As Politico reports, Republicans in Congress are in a state of full, chaotic retreat this Friday morning, as Democrats hold firm through the ongoing shutdown of the federal government and threats of debt default, and public support for the GOP's ill-advised campaign to force the defunding or delay of the Affordable Care Act, a.k.a. "Obamacare," collapses.
After Oct. 1, when the government shut down and registration for Obamacare’s health exchanges opened, Republicans began to have trouble defining what it was they were after.
“We’re not going to be disrespected,” Rep. Marlin Stutzman (R-Ind.) told the Washington Examiner. “We have to get something out of this. And I don’t know what that even is.”
By early this week, with polling showing they were losing the fight, Republicans in Congress began looking for a way out of their political mess. While the House GOP wants to raise the debt limit for six weeks while continuing to negotiate over the budget, some Senate Republicans have seen enough of this movie and might vote for the one-year debt-limit hike Reid plans to bring to the floor on Saturday.
A Wall Street Journal/NBC poll released Thursday night — and no doubt reflecting what both White House and Republican pollsters already knew — showed the public approval rating for Republicans at 24 percent, an all-time low in the history of the survey. Seventy percent of respondents said the congressional GOP was putting politics before the good of the country, and, worst for the GOP, the numbers for Obamacare have actually risen during the shutdown.
Local Republicans typify the intra-GOP chaos that has ensued in Washington. Rep. Cory's Gardner's efforts at a "Grand Bargain" appear to have been overtaken by the more general capitulation underway. Rep. Mike Coffman received praise for paying lip service this week to supporting a "clean" continuing resolution to fund the government, then proceeded to reverse himself again just a day later, saying he wants a resolution to deal with both the shutdown and the debt limit–nothing "clean" about that. Rep. Doug Lamborn, one of our state's most obstinate safe-seat conservatives, was actually one of the first to give up as the damage from the shutdown in his government-heavy district mounted. As for Rep. Scott Tipton, he's still going on about wanting to delay Obamacare. We suspect he'll vote how he's told in the end, of course.
As the engineered dual crises over the ongoing shutdown of the federal government and the potential default by the government on its debt obligations enter what appears to be their terminal phase, we're left wondering just how much this situation will impact the upcoming 2014 election cycle–both nationally and here in Colorado. This latest polling referred to above, if accurate, shows a devastating loss of support for the Republican Party as a direct consequence of their actions in the last few weeks. Will it be enough to break the momentum Colorado Republicans insist they have in our state following the summer's historic recall elections?

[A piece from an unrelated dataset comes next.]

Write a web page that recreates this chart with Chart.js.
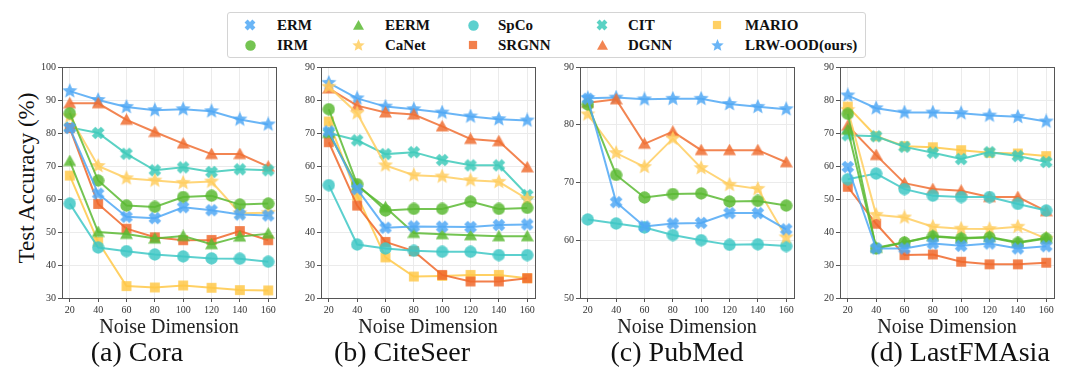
<!DOCTYPE html>
<html>
<head>
<meta charset="utf-8">
<script src="https://cdn.jsdelivr.net/npm/chart.js@4.4.1/dist/chart.umd.min.js"></script>
<style>
  body { margin:0; background:#fff; width:1079px; height:380px; position:relative; overflow:hidden; font-family:"Liberation Serif"; color:#111; }
  canvas.panel { position:absolute; }
  .cap { position:absolute; top:336px; font-family:"Liberation Serif"; font-size:28px; transform:translateX(-50%); white-space:nowrap; }
  #ylab { position:absolute; left:27px; top:178px; font-family:"Liberation Serif"; font-size:23px; transform:translate(-50%,-50%) rotate(-90deg); white-space:nowrap; }
  #legend { position:absolute; left:227px; top:12px; width:637px; height:44px; border:1px solid #d4d4d4; border-radius:3px; }
  .item { position:absolute; font-family:"Liberation Serif"; font-weight:bold; font-size:15px; white-space:nowrap; line-height:18px; }
</style>
</head>
<body>
<div id="legend"></div>
<div id="ylab">Test Accuracy (%)</div>
<canvas class="panel" id="ch0"></canvas>
<canvas class="panel" id="ch1"></canvas>
<canvas class="panel" id="ch2"></canvas>
<canvas class="panel" id="ch3"></canvas>
<div class="cap" style="left:137px">(a) Cora</div>
<div class="cap" style="left:402px">(b) CiteSeer</div>
<div class="cap" style="left:677px">(c) PubMed</div>
<div class="cap" style="left:960px">(d) LastFMAsia</div>
<script>
var noiseDims = [20, 40, 60, 80, 100, 120, 140, 160];
var methods = ['ERM', 'IRM', 'EERM', 'CaNet', 'SpCo', 'SRGNN', 'CIT', 'DGNN', 'MARIO', 'LRW-OOD(ours)'];
var colors = ['rgba(80,168,245,0.85)', 'rgba(92,186,52,0.85)', 'rgba(92,186,52,0.85)', 'rgba(255,206,96,0.85)',
              'rgba(64,200,198,0.85)', 'rgba(240,104,44,0.85)', 'rgba(62,202,186,0.85)', 'rgba(240,112,52,0.85)',
              'rgba(255,200,72,0.85)', 'rgba(80,168,245,0.85)'];
var shapes = ['x', 'circle', 'triangle', 'star', 'circle', 'square', 'x', 'triangle', 'square', 'star'];

// rows follow the order of methods
var cora = [
  [81.5, 61.6, 54.6, 54.2, 57.5, 56.6, 55.3, 55.0],
  [86.0, 65.6, 58.0, 57.6, 60.6, 61.0, 58.3, 58.6],
  [71.5, 50.0, 49.4, 48.0, 48.8, 46.3, 48.6, 49.5],
  [85.0, 70.0, 66.3, 65.6, 64.9, 65.3, 55.7, 55.8],
  [58.6, 45.3, 44.2, 43.2, 42.6, 42.0, 41.9, 41.0],
  [81.5, 58.5, 51.0, 48.4, 47.5, 47.6, 50.3, 47.5],
  [81.7, 80.0, 73.7, 68.7, 69.6, 68.2, 69.0, 68.7],
  [89.0, 89.0, 84.0, 80.3, 76.8, 73.6, 73.6, 69.8],
  [67.1, 47.0, 33.6, 33.2, 33.8, 33.1, 32.4, 32.3],
  [92.7, 90.0, 87.9, 86.9, 87.2, 86.6, 84.1, 82.6]
];
var citeseer = [
  [70.5, 53.0, 41.3, 41.7, 41.6, 41.5, 42.1, 42.3],
  [77.2, 54.5, 46.5, 47.0, 47.0, 49.2, 47.0, 47.3],
  [70.0, 54.0, 47.5, 39.7, 39.3, 39.0, 38.7, 38.7],
  [84.0, 76.0, 60.2, 57.2, 56.8, 55.7, 55.2, 50.0],
  [54.2, 36.2, 35.0, 34.3, 34.0, 34.0, 33.0, 33.0],
  [67.2, 48.0, 37.0, 34.2, 27.0, 25.0, 25.0, 26.0],
  [70.0, 67.8, 63.6, 64.2, 61.8, 60.2, 60.2, 51.2],
  [83.5, 78.3, 76.2, 75.6, 72.0, 68.2, 67.5, 59.6],
  [73.5, 51.0, 32.3, 26.5, 26.7, 27.0, 27.0, 26.0],
  [85.2, 80.5, 78.0, 77.2, 76.2, 75.0, 74.2, 73.8]
];
var pubmed = [
  [84.5, 66.6, 62.4, 62.9, 63.0, 64.7, 64.7, 61.9],
  [83.5, 71.3, 67.4, 68.0, 68.1, 66.7, 66.8, 66.0],
  [],
  [81.8, 75.1, 72.7, 77.6, 72.5, 69.6, 68.9, 60.5],
  [63.6, 62.9, 62.2, 60.9, 60.0, 59.2, 59.3, 59.0],
  [],
  [],
  [83.8, 84.4, 76.7, 78.8, 75.6, 75.6, 75.6, 73.5],
  [],
  [84.6, 84.7, 84.4, 84.5, 84.5, 83.6, 83.1, 82.7]
];
var lastfm = [
  [59.7, 35.0, 35.0, 36.5, 35.8, 36.5, 35.0, 35.7],
  [75.8, 35.0, 36.8, 38.6, 38.0, 38.3, 36.7, 38.0],
  [71.0, 35.2, 36.9, 38.8, 38.2, 38.5, 36.9, 38.2],
  [77.0, 45.2, 44.4, 41.6, 41.0, 40.9, 41.6, 38.0],
  [56.0, 57.7, 53.0, 51.0, 50.6, 50.6, 48.5, 46.5],
  [53.7, 42.5, 33.0, 33.2, 31.0, 30.2, 30.2, 30.7],
  [69.3, 69.0, 65.8, 64.0, 62.1, 64.2, 63.0, 61.2],
  [72.2, 63.3, 54.8, 53.0, 52.5, 50.6, 50.6, 46.3],
  [78.0, 69.0, 66.0, 65.7, 64.8, 64.0, 63.8, 63.0],
  [81.4, 77.5, 76.2, 76.2, 76.0, 75.3, 74.9, 73.5]
];
var yRanges = [[30, 100], [20, 90], [50, 90], [20, 90]];

var FONT = 'Liberation Serif';
Chart.defaults.font.family = FONT;
var plotLeft = [62, 321, 580, 840], plotW = 218;

function makeMarker(shape, color, size) {
  var c = document.createElement('canvas');
  c.width = c.height = size;
  var g = c.getContext('2d'), r = size / 2;
  g.translate(r, r);
  g.fillStyle = color;
  g.beginPath();
  if (shape === 'circle') {
    g.arc(0, 0, r * 0.95, 0, Math.PI * 2);
  } else if (shape === 'square') {
    g.rect(-r * 0.82, -r * 0.82, r * 1.64, r * 1.64);
  } else if (shape === 'triangle') {
    g.moveTo(0, -r); g.lineTo(r, r * 0.75); g.lineTo(-r, r * 0.75); g.closePath();
  } else if (shape === 'star') {
    for (var k = 0; k < 10; k++) {
      var rr = k % 2 ? r * 0.45 : r, a = -Math.PI / 2 + k * Math.PI / 5;
      g.lineTo(rr * Math.cos(a), rr * Math.sin(a));
    }
    g.closePath();
  } else {
    // filled X
    var w = r * 0.36, L = r * 0.92;
    g.rotate(Math.PI / 4);
    var p = [[-w,-L],[w,-L],[w,-w],[L,-w],[L,w],[w,w],[w,L],[-w,L],[-w,w],[-L,w],[-L,-w],[-w,-w]];
    g.moveTo(p[0][0], p[0][1]);
    for (var j = 1; j < p.length; j++) g.lineTo(p[j][0], p[j][1]);
    g.closePath();
  }
  g.fill();
  return c;
}
var plotSize = {circle: 13, square: 12, triangle: 13, star: 16, x: 14};
var legSize = {circle: 11, square: 10, triangle: 11, star: 13, x: 12};

// legend: 5 columns x 2 rows, column-major
var legMarkX = [250, 358, 473, 602, 717], legTextX = [277, 385, 498, 628, 745], legRowY = [25, 45];
var legend = document.getElementById('legend');
methods.forEach(function (m, i) {
  var col = Math.floor(i / 2), row = i % 2;
  var mk = makeMarker(shapes[i], colors[i], legSize[shapes[i]]);
  mk.style.position = 'absolute';
  mk.style.left = (legMarkX[col] - 228 - mk.width / 2) + 'px';
  mk.style.top = (legRowY[row] - 13 - mk.height / 2) + 'px';
  legend.appendChild(mk);
  var t = document.createElement('div');
  t.className = 'item';
  t.textContent = m;
  t.style.left = (legTextX[col] - 228) + 'px';
  t.style.top = (legRowY[row] - 13 - 9) + 'px';
  legend.appendChild(t);
});

var frame = {
  id: 'frame',
  afterDatasetsDraw: function (chart) {
    var a = chart.chartArea, g = chart.ctx;
    g.save();
    g.strokeStyle = '#555';
    g.lineWidth = 1;
    g.strokeRect(Math.round(a.left) + 0.5, Math.round(a.top) + 0.5, Math.round(a.right - a.left), Math.round(a.bottom - a.top));
    g.restore();
  }
};

var allData = [cora, citeseer, pubmed, lastfm];
allData.forEach(function (vals, p) {
  var cv = document.getElementById('ch' + p);
  cv.width = 30 + plotW + 2;
  cv.height = 283;
  cv.style.left = (plotLeft[p] - 30) + 'px';
  cv.style.top = '57px';

  var datasets = methods.map(function (m, i) {
    return {
      label: m,
      data: vals[i].map(function (v, j) { return {x: noiseDims[j], y: v}; }),
      borderColor: colors[i],
      backgroundColor: colors[i],
      borderWidth: 2,
      pointStyle: makeMarker(shapes[i], colors[i], plotSize[shapes[i]]),
      tension: 0,
      clip: false
    };
  });

  new Chart(cv, {
    type: 'line',
    data: {datasets: datasets},
    options: {
      responsive: false,
      animation: false,
      events: [],
      layout: {padding: {top: 10, right: 2, left: 0, bottom: 0}},
      plugins: {legend: {display: false}, tooltip: {enabled: false}},
      scales: {
        x: {
          type: 'linear', min: 14.5, max: 165.5,
          afterBuildTicks: function (s) { s.ticks = noiseDims.map(function (v) { return {value: v}; }); },
          afterFit: function (s) { s.height = 42; },
          grid: {color: '#ebebeb', tickColor: '#555', tickLength: 4},
          border: {color: '#555'},
          ticks: {font: {family: FONT, size: 10}, color: '#333', padding: 2, maxRotation: 0, autoSkip: false},
          title: {display: true, text: 'Noise Dimension', font: {family: FONT, size: 20}, color: '#222', padding: {top: 1, bottom: 0}}
        },
        y: {
          min: yRanges[p][0], max: yRanges[p][1],
          afterFit: function (s) { s.width = 30; },
          grid: {color: '#ebebeb', tickColor: '#555', tickLength: 4},
          border: {color: '#555'},
          ticks: {stepSize: 10, font: {family: FONT, size: 10}, color: '#333', padding: 2}
        }
      }
    },
    plugins: [frame]
  });
});
</script>
</body>
</html>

As Republicans kept up their withering rhetorical assault on President Barack Obama's signature health care reform law, according to this latest poll, support for the new law actually grew. The fact is, the rollout of major public-facing components of the law has had more than its share of problems, but the GOP hobbled their ability to capitalize on these temporary problems by focusing the nation's attention on the harm they were willfully doing. After all the years spent building up to this moment, the failure of Republicans to control the message as the insurance exchanges sputtered to life could well be the cardinal error in this comedy of political errors.
Back in July of 2009, then-Sen. Jim DeMint predicted that health care reform would be Obama's "Waterloo." Today, it kind of seems that way–except that Republicans collectively, and not Obama, are playing Napoleon.